Iraq: Worse Than You Think
I've read Cobra II, The Assassin's Gate, One Percent Doctrine, State of War and Fiasco, These books have documented in one form or another the political and military misdecisions of the Bush Administration's invasion of Iraq. Some of the mistakes that have led to the carnage in Iraq bear the marks of simple incompetence. Others bear the marks of purposeful dis-strategery.
A new book, Imperial Life in the Emerald City: Inside Iraq's Green Zone by Washington Post staff writer, Rajiv Chandrasekaran, adds further fuel to the fire just when you thought it couldn't get any worse.
Excerpts of the book in the Washington Post have highlighted the Bush Administration's staffing of Iraq with political flunkies and other Republican hangers-on, rather than the foreign policy specialists one would assume might be up to the job of rebuilding Iraq.
But the most disturbing revelation of the book so far (I'm about one-third of the way through) concerns the subject that I think has gotten relatively little attention during our country's three-year occupation: Iraq's economy.
According to the Brookings Institution, which has been tracking various economic, military and political barometers in Iraq since the invasion, unemployment ranges from between 25% and 40%. Some of this is due, no doubt, to the fact that Paul Bremer's Coalitional Provisional Authority dismissed both the Iraqi military as well as any Baath Party members of the government, a not insignificant number of people given Iraq's mostly socialist, government-job-for-life style economic structure. Unfortunately, Iraq's government didn't just consist of teachers and program analysts. Iraq's Ministry of Industry owned 48 companies and ran 148 factories. These state-owned and operated companies were heavily subsidized by the central government, and its oil revenues (and generated largely shoddy products to boot). Naturally, the free marketers among the Bush Administration's ambassadors to Baghdad wanted to uproot all of this and put Iraq on the track to modernization and capitalism. But even here, where the administration's personnel probably had their heads, if not their hearts, in the right place in the long run, in the short run, radically altering Iraq's economy in the midst of de-Baathification measures that have left almost half the country unemployed is a recipe for further insurrection and violence. And businesses weren't the only beneficiaries of the Iraqi government's largesse. Gas sold for less than a nickel a gallon before the war and most consumer good were drastically marked down. Severe import duties--soon removed by the CPA--spared Iraq's inefficient state-run company's competition and helped protect jobs (while of course denying Iraqi cheaper, better made goods and more modern amenities). A significant debacle, according to Chandrasekaran, was the CPA's decision to terminate all debt obligations between state-run companies. This sounds sensible enough given the absence of the regular and transparent accounting prevalent in Iraq's industries and government offices. Unfortunately, the policy has the negative effect of eliminating assets for the country's few well-run companies while letting its most lagard ones off the hook for any prior debts.
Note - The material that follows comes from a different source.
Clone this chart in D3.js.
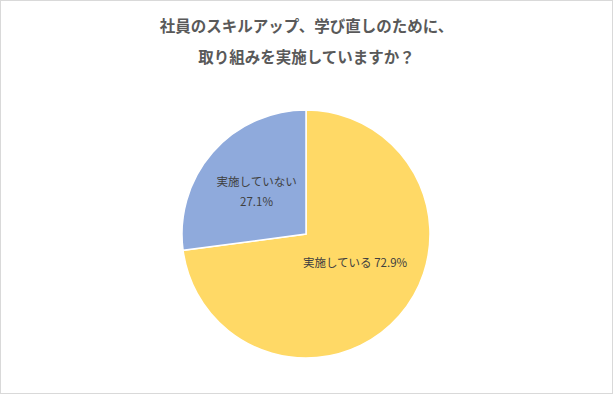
<!DOCTYPE html>
<html>
<head>
<meta charset="utf-8">
<script src="https://cdn.jsdelivr.net/npm/d3@7"></script>
<style>
  body { margin: 0; background: #fff; }
  text { font-family: "Noto Sans CJK JP", "Noto Sans", sans-serif; }
</style>
</head>
<body>
<div id="chart"></div>
<script>
// Data
var categories = ["実施している", "実施していない"];
var values = [72.9, 27.1];
var titleLines = ["社員のスキルアップ、学び直しのために、", "取り組みを実施していますか？"];

// Dimensions
var svgWidth = 613;
var svgHeight = 394;
var center = [306, 234];
var radius = 124;

var colors = d3.scaleOrdinal()
  .domain(categories)
  .range(["#FFD966", "#8FAADC"]);

var svg = d3.select("#chart")
  .append("svg")
  .attr("width", svgWidth)
  .attr("height", svgHeight);

// outer frame
svg.append("rect")
  .attr("x", 0.5)
  .attr("y", 0.5)
  .attr("width", svgWidth - 1)
  .attr("height", svgHeight - 1)
  .attr("fill", "#fff")
  .attr("stroke", "#d9d9d9");

// title
svg.selectAll("text.title")
  .data(titleLines)
  .enter()
  .append("text")
  .attr("class", "title")
  .attr("x", svgWidth / 2)
  .attr("y", function(d, i){ return 25 + i * 31; })
  .attr("text-anchor", "middle")
  .attr("dominant-baseline", "central")
  .attr("font-size", "15.5px")
  .attr("font-weight", "bold")
  .attr("fill", "#595959")
  .text(function(d){ return d; });

var pie = d3.pie().sort(null).value(function(d){ return d.value; });
var data = categories.map(function(c, i){ return {name: c, value: values[i]}; });
var arcs = pie(data);

var arc = d3.arc().innerRadius(0).outerRadius(radius);

var g = svg.append("g")
  .attr("transform", "translate(" + center[0] + "," + center[1] + ")");

g.selectAll("path")
  .data(arcs)
  .enter()
  .append("path")
  .attr("d", arc)
  .attr("fill", function(d){ return colors(d.data.name); })
  .attr("stroke", "#fff")
  .attr("stroke-width", 1.5);

// labels (label radius tuned per slice, like Excel's best fit)
var labelRadius = [0.44, 0.53];
var labelShift = [[8, -8], [0, 0]];

arcs.forEach(function(d, i){
  var la = d3.arc().innerRadius(radius * labelRadius[i]).outerRadius(radius * labelRadius[i]);
  var c = la.centroid(d);
  var x = c[0] + labelShift[i][0];
  var y = c[1] + labelShift[i][1];
  var pct = d.data.value.toFixed(1) + "%";
  var t = g.append("text")
    .attr("text-anchor", "middle")
    .attr("font-size", "11.5px")
    .attr("fill", "#404040");
  if (i === 0) {
    t.attr("x", x).attr("y", y).attr("dominant-baseline", "central")
      .text(d.data.name + " " + pct);
  } else {
    t.append("tspan").attr("x", x).attr("y", y - 10).attr("dominant-baseline", "central").text(d.data.name);
    t.append("tspan").attr("x", x).attr("y", y + 10).attr("dominant-baseline", "central").text(pct);
  }
});
</script>
</body>
</html>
How does all this sound? Factor in the religious conflicts and the general security dangers, the economic turmoil occuring in Iraq makes it all the more difficult to put the country back together before it self-destructs. While a peaceful transition of free market democracy was probably always a long shot in Iraq under the best of circumstances, it's likelihood of success now seems caught between slim and none. And slim just left town.